Harvard today is at a crossroads. What it does next will impact the rest of American higher education, the nation, and the world in many ways. President Bacow has announced that he is stepping down in June. A presidential search committee is looking for a successor. Much is at stake.
Harvard University has consistently ranked #1 in many global assessments of the world’s top universities. For generations it has sought—with the aid of a massive endowment—to be ‘the best in the world’ in as many fields as possible. Former Harvard College Dean Harry R. Lewis once noted that Harvard ”holds, in the public imagination, a distinctive pre-eminence.” True, but Harvard today has lost its way.

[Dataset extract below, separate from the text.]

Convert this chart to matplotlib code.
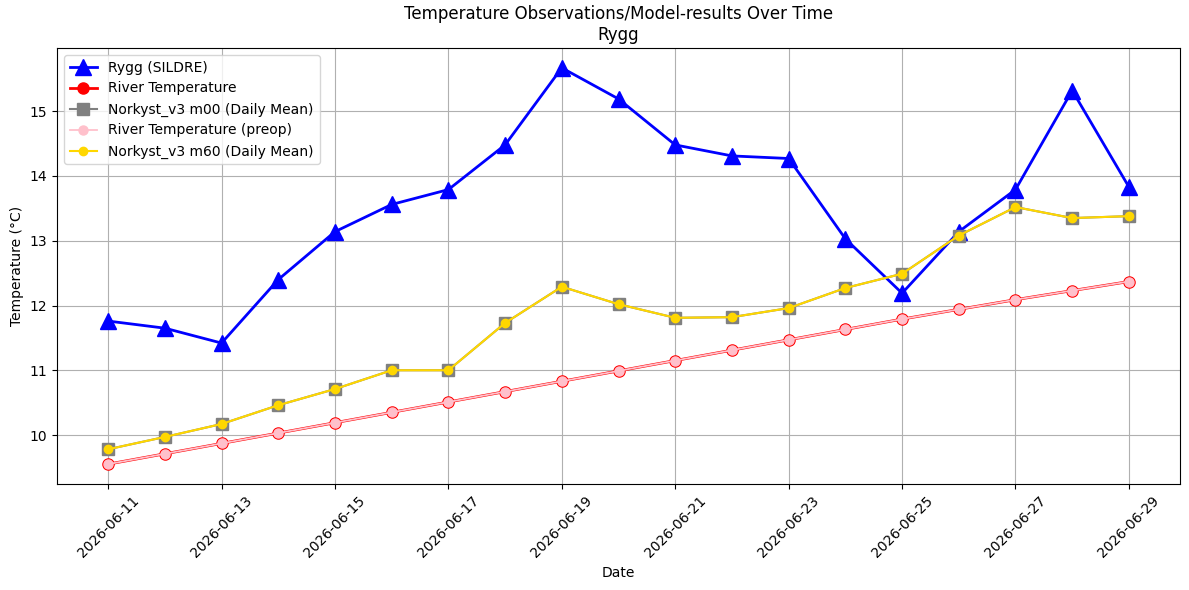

When Lewis was dean he said he once had had some difficulty in finding a university mission statement. He needed one in order to certify Harvard’s participation in the N.C.A.A. intercollegiate athletic program. “It turned out,” he wrote at the time, “that for 360 years Harvard College had never had a mission statement.” Lewis finally settled on Harvard’s Charter of 1650, a fundamental document in which Harvard committed itself “to the education of the English and Indian youth of this country, in knowledge and godliness….”

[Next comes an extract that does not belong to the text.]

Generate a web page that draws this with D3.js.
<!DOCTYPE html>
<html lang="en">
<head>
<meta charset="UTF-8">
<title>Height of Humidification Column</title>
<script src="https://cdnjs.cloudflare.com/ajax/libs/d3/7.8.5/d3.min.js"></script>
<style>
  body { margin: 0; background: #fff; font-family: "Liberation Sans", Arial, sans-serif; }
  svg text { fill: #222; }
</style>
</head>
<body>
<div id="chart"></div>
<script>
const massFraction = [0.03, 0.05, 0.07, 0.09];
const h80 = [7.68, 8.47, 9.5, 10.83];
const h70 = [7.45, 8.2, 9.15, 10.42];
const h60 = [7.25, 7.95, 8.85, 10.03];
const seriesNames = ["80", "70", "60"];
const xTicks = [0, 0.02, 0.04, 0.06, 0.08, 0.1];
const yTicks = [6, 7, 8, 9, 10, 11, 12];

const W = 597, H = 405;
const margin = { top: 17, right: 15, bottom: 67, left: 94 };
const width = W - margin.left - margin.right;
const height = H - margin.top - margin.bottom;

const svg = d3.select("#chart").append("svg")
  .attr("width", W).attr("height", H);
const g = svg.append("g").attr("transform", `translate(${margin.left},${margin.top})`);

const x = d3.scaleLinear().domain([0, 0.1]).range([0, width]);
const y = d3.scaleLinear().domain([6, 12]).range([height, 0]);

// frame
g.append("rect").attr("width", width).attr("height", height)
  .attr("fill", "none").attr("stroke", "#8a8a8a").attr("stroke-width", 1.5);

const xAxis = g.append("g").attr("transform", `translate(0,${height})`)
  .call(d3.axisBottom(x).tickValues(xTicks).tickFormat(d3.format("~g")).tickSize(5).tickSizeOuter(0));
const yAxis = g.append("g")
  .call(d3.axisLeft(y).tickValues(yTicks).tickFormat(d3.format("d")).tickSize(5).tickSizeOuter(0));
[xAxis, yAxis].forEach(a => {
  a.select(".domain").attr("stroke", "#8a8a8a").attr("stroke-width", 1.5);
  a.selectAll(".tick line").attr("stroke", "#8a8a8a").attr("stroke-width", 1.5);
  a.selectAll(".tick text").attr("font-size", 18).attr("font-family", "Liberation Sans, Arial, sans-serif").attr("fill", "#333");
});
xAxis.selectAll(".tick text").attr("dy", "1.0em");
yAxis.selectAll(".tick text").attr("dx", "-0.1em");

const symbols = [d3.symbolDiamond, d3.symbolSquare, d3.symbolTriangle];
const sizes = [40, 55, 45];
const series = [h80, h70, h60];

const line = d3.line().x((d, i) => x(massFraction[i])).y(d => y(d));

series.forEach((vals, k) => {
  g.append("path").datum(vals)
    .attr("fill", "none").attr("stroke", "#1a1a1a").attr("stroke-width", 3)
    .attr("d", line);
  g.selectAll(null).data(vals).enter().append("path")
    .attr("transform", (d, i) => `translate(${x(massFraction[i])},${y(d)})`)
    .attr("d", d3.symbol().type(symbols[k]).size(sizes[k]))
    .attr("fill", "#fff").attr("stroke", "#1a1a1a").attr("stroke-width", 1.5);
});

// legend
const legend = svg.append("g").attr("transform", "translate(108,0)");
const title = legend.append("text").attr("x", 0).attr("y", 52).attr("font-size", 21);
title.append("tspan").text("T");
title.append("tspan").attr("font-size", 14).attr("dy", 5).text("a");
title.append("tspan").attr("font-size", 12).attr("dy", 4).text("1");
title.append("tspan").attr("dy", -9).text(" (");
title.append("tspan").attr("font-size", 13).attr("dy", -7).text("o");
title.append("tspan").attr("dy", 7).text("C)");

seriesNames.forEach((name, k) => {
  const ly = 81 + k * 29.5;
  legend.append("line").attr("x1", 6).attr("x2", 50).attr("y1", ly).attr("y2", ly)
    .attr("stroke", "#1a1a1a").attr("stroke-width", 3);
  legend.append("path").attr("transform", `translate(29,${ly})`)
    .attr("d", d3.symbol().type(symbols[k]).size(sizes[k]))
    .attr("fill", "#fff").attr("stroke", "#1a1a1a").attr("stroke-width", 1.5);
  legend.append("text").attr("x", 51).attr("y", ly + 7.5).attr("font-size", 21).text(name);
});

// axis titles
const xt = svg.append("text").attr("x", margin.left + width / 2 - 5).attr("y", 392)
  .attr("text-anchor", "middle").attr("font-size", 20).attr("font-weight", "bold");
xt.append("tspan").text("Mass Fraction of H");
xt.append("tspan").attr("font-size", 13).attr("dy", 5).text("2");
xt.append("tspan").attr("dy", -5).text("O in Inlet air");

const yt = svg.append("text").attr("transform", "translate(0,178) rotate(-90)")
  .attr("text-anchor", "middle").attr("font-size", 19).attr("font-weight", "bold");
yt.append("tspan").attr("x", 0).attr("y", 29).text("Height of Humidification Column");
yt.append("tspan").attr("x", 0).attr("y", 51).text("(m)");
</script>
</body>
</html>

Even though Harvard long ago jettisoned the “godliness” portion of that document, the Charter of 1650 is more or less still in legal force today. Nevertheless, modern secular Harvard has always tried to keep its Puritan legacy at arm’s length. This was exemplified in 2017, when the university even held a contest to erase the Puritans from the former 1836 alma mater, “Fair Harvard,” expunging the words, “Till the stock of the Puritans die.”
Earlier, in 2007, the university barely acknowledged the 400th anniversary of the 1607 birth of its namesake, John Harvard, who willed half his fortune and library of around 400 volumes to the young college. We don’t know much about John Harvard (the famous statue in Harvard Yard is merely a representation). But one thing we do know is that he was a strong Christian. Given the titles in his library, we also know that he had a strong intellectual bent. He was clearly a man of vision and generosity. The university might at least have celebrated those qualities. But about all that Harvard University could officially muster at the time to mark the 400th anniversary of John Harvard’s birth was a display of copies of his books (all of John Harvard’s original library was lost in a fire in 1764), except for a 1634 edition of a book by John Downame, appropriately titled, The Christian Warfare against the Devil, World and Flesh.